With million refugees worldwide threatened by hunger, UN appeals for urgent aid

Refugees in Guinea
With more than a million refugees worldwide threatened with hunger and malnutrition in the New Year due to food shortages, the United Nations today launched an urgent appeal for international aid, especially for Africa where some woman have resorted to prostitution to feed their children.

Several hundred thousand refugees are already struggling to survive on drastically reduced food rations, the UN High Commissioner for Refugees (UNHCR) said.

"In this holiday season, we want to draw attention to their plight, which will only worsen unless the [UN] World Food Programme (WFP), UNHCR's partner agency, urgently receives the funding it is seeking," agency spokesman Ron Redmond told a news briefing in Geneva. "We urgently appeal to donor countries worldwide to come to their help by generously supporting WFP's appeals."

He voiced particular concern over Africa. In Zambia, distribution of lentils and cereals, two essential food products, has been halved in the past two months. Overall food rations will soon have to be cut by half, putting 87,000 of Zambia's 191,000 refugees at risk of malnutrition.

"Already, we are hearing reports of refugee women resorting to prostitution to support themselves and their children," Mr. Redmond said. Field offices also report there has been a marked increase in children dropping out of school, presumably to help their families find food.

In Tanzania, daily rations of lentils and of maize, the most important staple in the refugees' diet, were reduced by 25 per cent in 13 camps in October. A joint UNHCR-WFP mission in November found that the rate of malnutrition among some 400,000 Burundian and Congolese refugees in Tanzanian camps is on the rise.

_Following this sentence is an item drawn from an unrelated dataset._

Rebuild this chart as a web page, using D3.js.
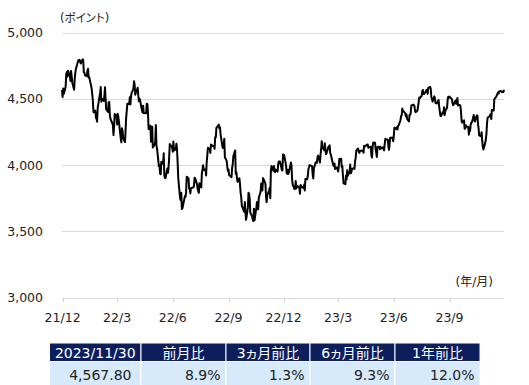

Malnutrition also threatens some 118,000 refugees in Ethiopia, and another 224,000 in Kenya. Both countries face imminent cuts unless there are immediate donations of cash or food commodities. In the Democratic Republic of the Congo (DRC), WFP says it will need to make 30 per cent cuts in food rations from January, with adverse consequences for thousands of internally displaced people (IDPs) and refugees.

Africa is not the only continent facing a breakdown in the food pipeline. IDPs in Azerbaijan face a complete cut in food aid in the New Year. Rations for 140,000 Azerbaijanis displaced by the Nagorno-Karabakh conflict with Armenia more than a decade ago were halved last month, but food stocks are so low that more drastic measures will be needed soon.

And the WFP yesterday launched a $1.2 million appeal to cover the immediate needs of 350,000 IDPs in Colombia, civilian victims of decades of military strife. To date, the agency's current 18-month relief operation, which started in October 2003, has received $14.3 million and needs the additional funds to tide it over through March.

In a related development the UN Food and Agriculture Organization (FAO) and the European Commission today announced a new €15 million (euro) partnership programme to improve the ability of decision makers to target food insecure and vulnerable people and take effective action to reduce hunger.

The three-year project covers 20 countries representing three very different food insecurity situations. Some, such as Eritrea and the DRC, are in the grip of protracted crisis or conflict. Others, such as Laos and Malawi, suffer chronic, structural food insecurity, while the third group, such as Tajikistan and Georgia, are making the difficult transition from a centrally planned to a free market economy.